When a shop is placed you can then begin the day. Each day is separated into time periods or stages, initially with three parts to a day. Yet later on, that time schedule becomes longer and with more stages. The idea is to hit a profit target by the end of each day – fail to hit that target and it’s game over, leaving you to repeat the whole day or restart from one of the stages. 

When you start the clock, the customers, or ‘dupes’ as the ‘board’ likes to call them, will arrive from a certain point, or various different points as the game progresses. Dictated by their direction of travel, you’ll need to decide what shops are best to put in their way. The dupes won’t go into the same store twice though, unless it’s been upgraded to add new features. The idea is to do as the title suggests and to rip them off completely so that they are drained of all their money on the route. The more money you get, the more you get closer to your target. And thankfully you can speed the day up with three settings, from normal to high speed. 

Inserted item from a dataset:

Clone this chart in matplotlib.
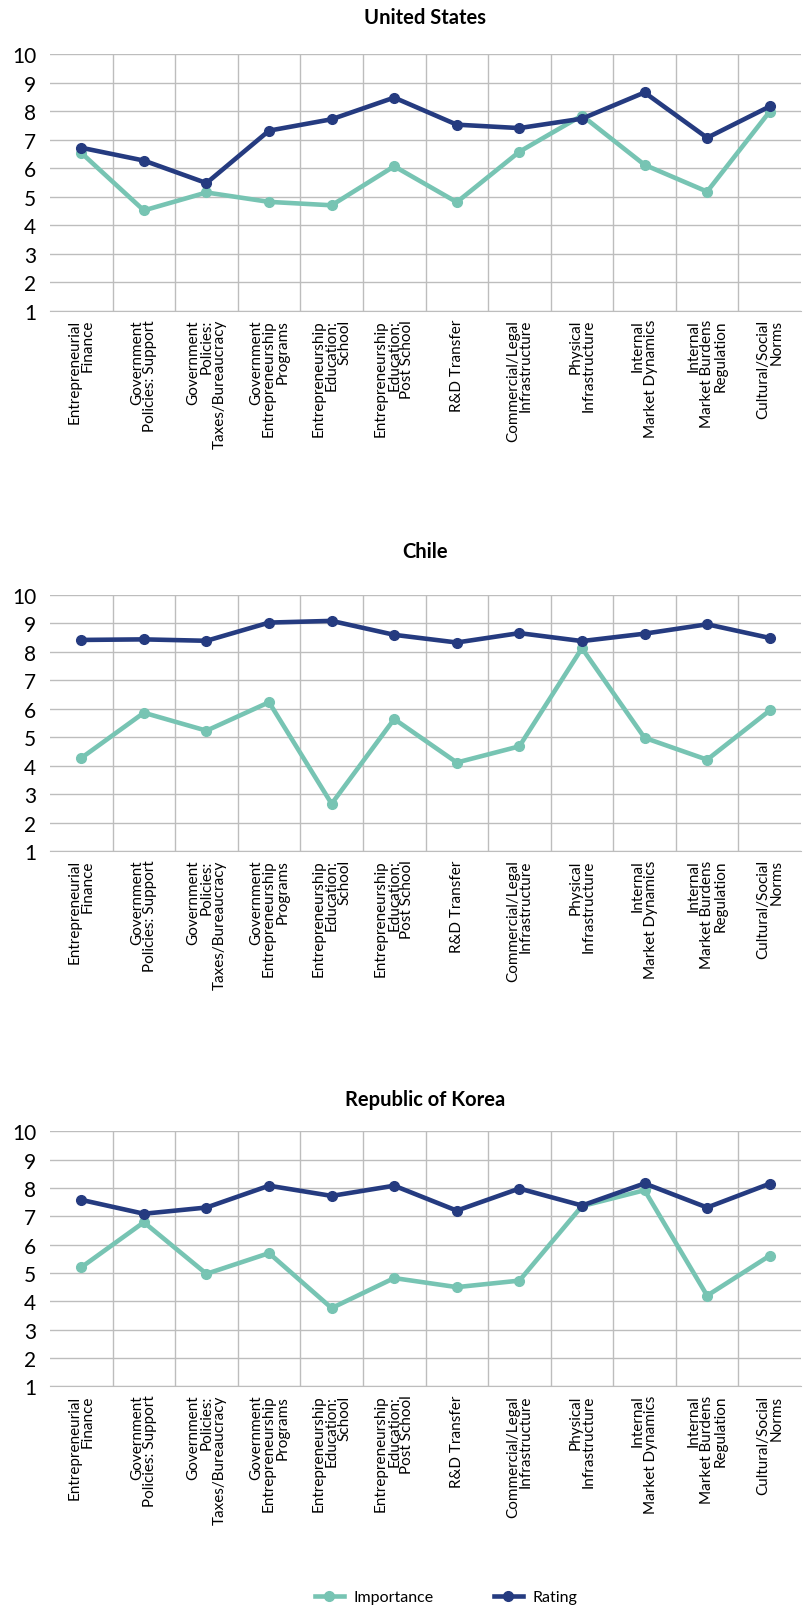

There can be a few moments in Rip Them Off that feel quite abstract, mainly as you have no idea what this game wants you to do for success to be found. You’ll need to prepare to get it wrong many times. But when you work out when to spend your money on new buildings and gather up the ability to work out each dupe’s needs and wants – as well as the ability to gamble or to stick at the right moment – Rip Them Off begins to excel. There are some good level challenges included in here, with a variety of different routes to explore. And that is all helped by some witty writing as well as the board’s expectations and satire of high capitalism. 

The visuals are a delight, capable of employing a sort of 1950’s art-house cartoon style with a minimal yet cool design with excellent colour choices. Everything from the menus to the level design looks too cool for school. The soundtrack is fantastic as well with a jazzy bebop composition that never grows old, happily guiding you smiling through each level. 

Rip Them Off on Xbox is one of those games which is perfect to play for a while, before you start to feel frustration, put it down and then get swiftly tempted back in order to find a solution. Perhaps finding players to persevere with it is going to be tricky, especially as initially it can all be a little too confusing and not very noticeable as to what to do next. But when you get into what it delivers, the experience and the gameplay are both grand and rewarding. In fact, once you get into the rhythm and work out how the game is challenging you, it works very well indeed. All this is helped by a visual style and soundtrack which are elegant; they make playing it even more delightful. 

It’s a cheap enough game to purchase and so if you’re looking for something to take a gamble on, and you’re a sucker for puzzle games or are looking to challenge your brain, Rip Them Off is well worth considering. 

Shopping will never be the same again.